I know that i need to add a -λ to every term in the trace so my matrix becomes

| 1-λ 2 -1|
| -5 7-λ -5|
| -9 8 -7-λ|

Then i need to take the determinant and find the values of λ when det=0

However i tried to do this without doing any shortcuts and ended up with an equation in terms of λ^3,λ^2,λ, and constants.

I am not sure how i can solve this, and i feel like there should be a shorter way to simplify the matrix at the start to make taking the determinant easier, but I'm not sure since there are no 0's i can use to simplify the determinant. Can anyone please help?

Unfortunately there's no shortcut in general. The characteristic polynomial of an $n \times n$ matrix is $n$th order, so for $n = 3$, you have to solve a cubic equation. There are formulas for the roots of a cubic or quartic ($n = 4$) equation, but they are nasty. (It's even worse if $n \geq 5$: such equations are generally not solvable by radicals!) However, if some of the eigenvalues happen to be rational, you are in luck. Try using the rational root theorem to check whether this is the case.

 

[hahaha158]

Unfortunately there's no shortcut in general.

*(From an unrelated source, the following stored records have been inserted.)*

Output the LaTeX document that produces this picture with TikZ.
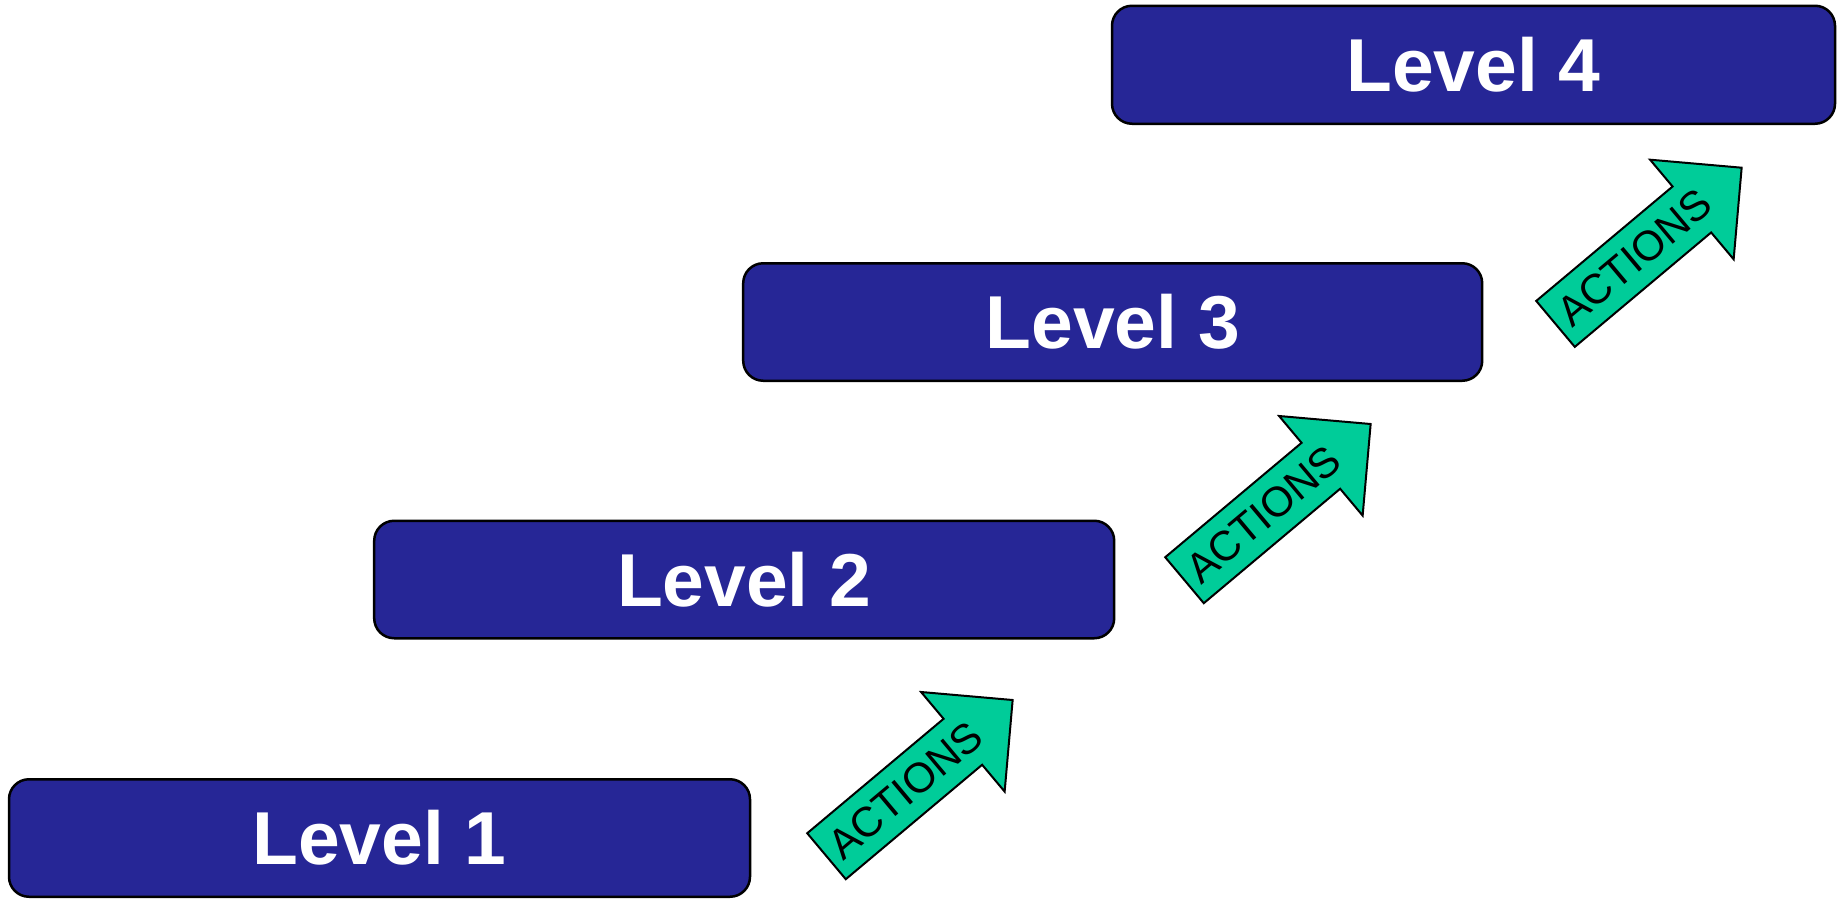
\documentclass[tikz,border=0pt]{standalone}
\usepackage{fontspec}
\setmainfont{Liberation Sans}
\definecolor{levelblue}{RGB}{38,38,150}
\definecolor{actgreen}{RGB}{0,204,153}
\begin{document}
\begin{tikzpicture}[x=1pt,y=-1pt,
  levelbox/.style={draw=black, line width=2.5pt, fill=levelblue, rounded corners=20pt,
    inner sep=0pt, text=white, font=\bfseries\fontsize{75}{80}\selectfont},
  blockarrow/.style={draw=black, line width=2pt, fill=actgreen, line join=miter},
  actlabel/.style={font=\fontsize{42}{46}\selectfont, text=black, rotate=40, inner sep=0pt}]
\useasboundingbox (0,0) rectangle (1844,898);

\node[levelbox, minimum width=741pt, minimum height=117.5pt] (l1) at (379.5,838) {Level 1};
\node[levelbox, minimum width=740pt, minimum height=117.5pt] (l2) at (744.2,579.5) {Level 2};
\node[levelbox, minimum width=739pt, minimum height=117.5pt] (l3) at (1112.7,322) {Level 3};
\node[levelbox, minimum width=723pt, minimum height=118pt] (l4) at (1473.5,64.75) {Level 4};

\begin{scope}[shift={(826.5,856.2)}, rotate=40]
  \draw[blockarrow] (0,-30) -- (178,-30) -- (178,-65) -- (243,0) -- (178,65) -- (178,30) -- (0,30) -- cycle;
  \node[actlabel] (a1) at (103,0) {ACTIONS};
\end{scope}
\begin{scope}[shift={(1184.5,580.2)}, rotate=40]
  \draw[blockarrow] (0,-30) -- (178,-30) -- (178,-65) -- (243,0) -- (178,65) -- (178,30) -- (0,30) -- cycle;
  \node[actlabel] (a2) at (103,0) {ACTIONS};
\end{scope}
\begin{scope}[shift={(1555.5,323.9)}, rotate=40]
  \draw[blockarrow] (0,-30) -- (178,-30) -- (178,-65) -- (243,0) -- (178,65) -- (178,30) -- (0,30) -- cycle;
  \node[actlabel] (a3) at (103,0) {ACTIONS};
\end{scope}
\end{tikzpicture}
\end{document}
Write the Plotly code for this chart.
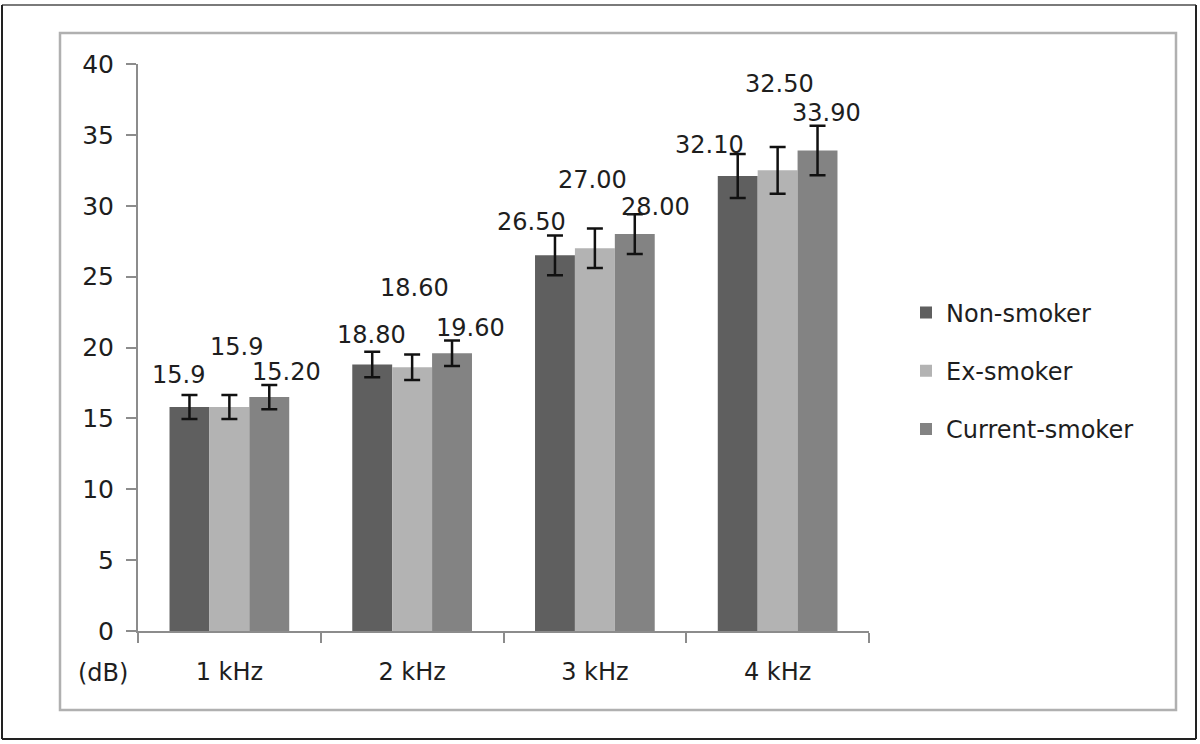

The characteristic polynomial of an $n \times n$ matrix is $n$th order, so for $n = 3$, you have to solve a cubic equation. There are formulas for the roots of a cubic or quartic ($n = 4$) equation, but they are nasty. (It's even worse if $n \geq 5$: such equations are generally not solvable by radicals!) However, if some of the eigenvalues happen to be rational, you are in luck. Try using the rational root theorem to check whether this is the case.

i tried doing it the long way and ended up with the equation

-λ^3+λ^2+8λ-12=0

I tried with wolfram and it told me that this gives me the roots -3 and 2, which are correct. However i am not sure how to solve this equation, do you think you could explain?

 

[jbunniii]

i tried doing it the long way and ended up with the equation

-λ^3+λ^2+8λ-12=0

I tried with wolfram and it told me that this gives me the roots -3 and 2, which are correct. However i am not sure how to solve this equation, do you think you could explain?

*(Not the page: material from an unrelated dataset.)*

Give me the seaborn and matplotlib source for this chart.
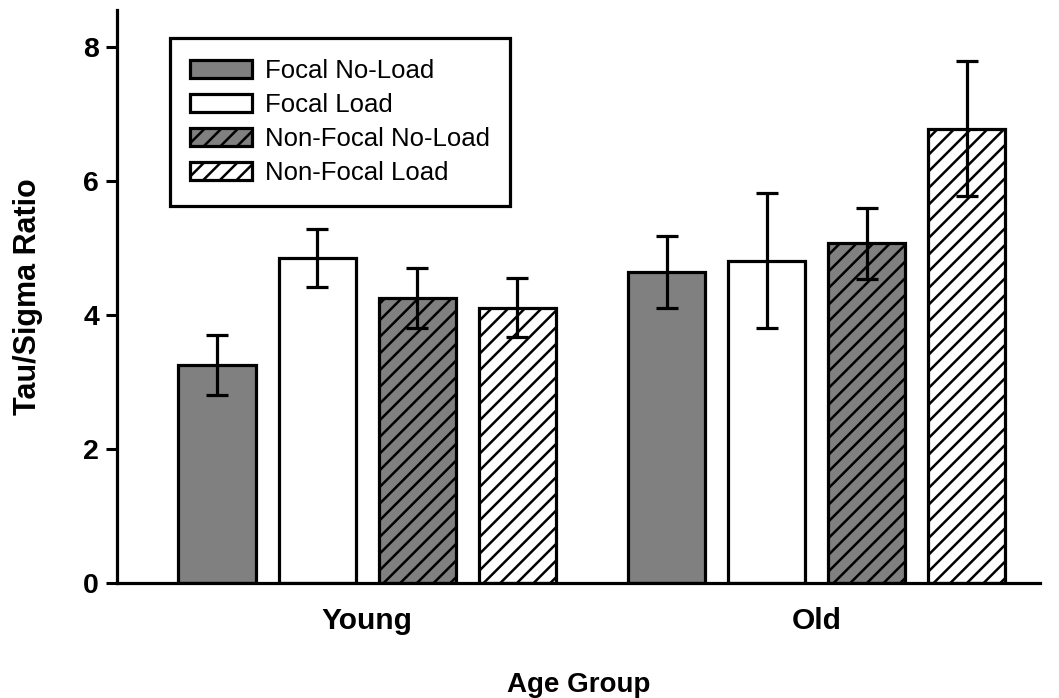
import matplotlib
matplotlib.use("Agg")
import matplotlib.pyplot as plt
import matplotlib.patches as mpatches
import seaborn as sns
import pandas as pd

# Mean Tau/Sigma ratios and their error half-widths
groups = ["Young", "Old"]
conditions = ["Focal No-Load", "Focal Load", "Non-Focal No-Load", "Non-Focal Load"]
young_means = [3.25, 4.85, 4.25, 4.11]
old_means = [4.64, 4.81, 5.07, 6.78]
young_errs = [0.45, 0.43, 0.45, 0.44]
old_errs = [0.54, 1.01, 0.53, 1.01]

fills = ["#808080", "#ffffff", "#808080", "#ffffff"]
hatches = ["", "", "//", "//"]

rows = []
for g, means, errs in [("Young", young_means, young_errs), ("Old", old_means, old_errs)]:
    for c, m, e in zip(conditions, means, errs):
        rows.append({"group": g, "condition": c, "value": m, "err": e})
df = pd.DataFrame(rows)

sns.set_style("ticks")
plt.rcParams["font.family"] = ["Liberation Sans", "DejaVu Sans"]
plt.rcParams["hatch.linewidth"] = 1.8
plt.rcParams["hatch.color"] = "black"
for key in ["text.color", "axes.labelcolor", "xtick.color", "ytick.color", "axes.edgecolor"]:
    plt.rcParams[key] = "black"

fig = plt.figure(figsize=(10.59, 6.98), dpi=100)
ax = fig.add_axes([0.1105, 0.1648, 0.8715, 0.8209])

sns.barplot(data=df, x="group", y="value", hue="condition",
            order=groups, hue_order=conditions,
            palette=fills, edgecolor="black", linewidth=2.3,
            width=0.89, gap=0.23, errorbar=None, legend=False,
            saturation=1, ax=ax)

for cont, hatch, cond in zip(ax.containers, hatches, conditions):
    sub = df[df["condition"] == cond].set_index("group").loc[groups]
    xs, ys = [], []
    for bar in cont.patches:
        bar.set_hatch(hatch)
        bar.set_edgecolor("black")
        xs.append(bar.get_x() + bar.get_width() / 2)
        ys.append(bar.get_height())
    ax.errorbar(xs, ys, yerr=sub["err"].values, fmt="none", ecolor="black",
                elinewidth=2.3, capsize=8, capthick=2.3, zorder=5)

ax.set_xlim(-0.556, 1.496)
ax.set_ylim(0, 8.55)
ax.set_yticks([0, 2, 4, 6, 8])
ax.set_yticklabels(["0", "2", "4", "6", "8"])

for side in ["top", "right"]:
    ax.spines[side].set_visible(False)
for side in ["left", "bottom"]:
    ax.spines[side].set_linewidth(2.3)

ax.tick_params(axis="y", direction="out", length=8, width=2.2, labelsize=20.5, pad=5)
ax.tick_params(axis="x", length=0, labelsize=21.5, pad=17)
for lbl in ax.get_xticklabels() + ax.get_yticklabels():
    lbl.set_fontweight("bold")

ax.set_xlabel("Age Group", fontsize=20, fontweight="bold", labelpad=27)
ax.set_ylabel("Tau/Sigma Ratio", fontsize=22, fontweight="bold", labelpad=29)

handles = [mpatches.Patch(facecolor=f, edgecolor="black", hatch=h, linewidth=2.3)
           for f, h in zip(fills, hatches)]
leg = ax.legend(handles, conditions, loc="upper left", bbox_to_anchor=(0.057, 0.951),
                borderaxespad=0, fontsize=18.5, frameon=True, fancybox=False,
                framealpha=1, handlelength=2.4, handleheight=0.7, labelspacing=0.4,
                handletextpad=0.5, borderpad=0.8)
leg.get_frame().set_edgecolor("black")
leg.get_frame().set_linewidth(2.3)

fig.savefig("out.png", dpi=100)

Yes, try the rational root theorem as I suggested. Your equation is
$$-\lambda^3 + \lambda^2 + 8\lambda - 12 = 0$$
The coefficients are all integers, so the rational root theorem applies. If this polynomial has a rational root, i.e., the equation has a solution of the form $m/n$ where $m$ and $n$ are integers, then $m$ must be a divisor of $-12$, and $n$ must be a divisor of $-1$. Therefore, the following are the only possibilities: $n = \pm 1$, $m = \pm 1, \pm 2, \pm 3, \pm 4, \pm 6, \pm 12$. In other words, the only possible rational roots are $\pm 1, \pm 2, \pm 3, \pm 4, \pm 6, \pm 12$. Now just plug in each of these and see if it is a root.

In this case we get lucky and find that $-3$ and $2$ are roots. But every cubic polynomial has three roots (counting repetitions), so we need to make sure there are no others. To do this, note that $\lambda + 3$ and $\lambda - 2$ must be factors of $-\lambda^3 + \lambda^2 + 8\lambda - 12$, so using polynomial division if necessary, we can find the third factor:
$$-\lambda^3 + \lambda^2 + 8\lambda - 12 = -(\lambda+3)(\lambda-2)(\lambda-2)$$
which shows that $\lambda = -3$ and $\lambda = 2$ are the only solutions, with the latter being a repeated root.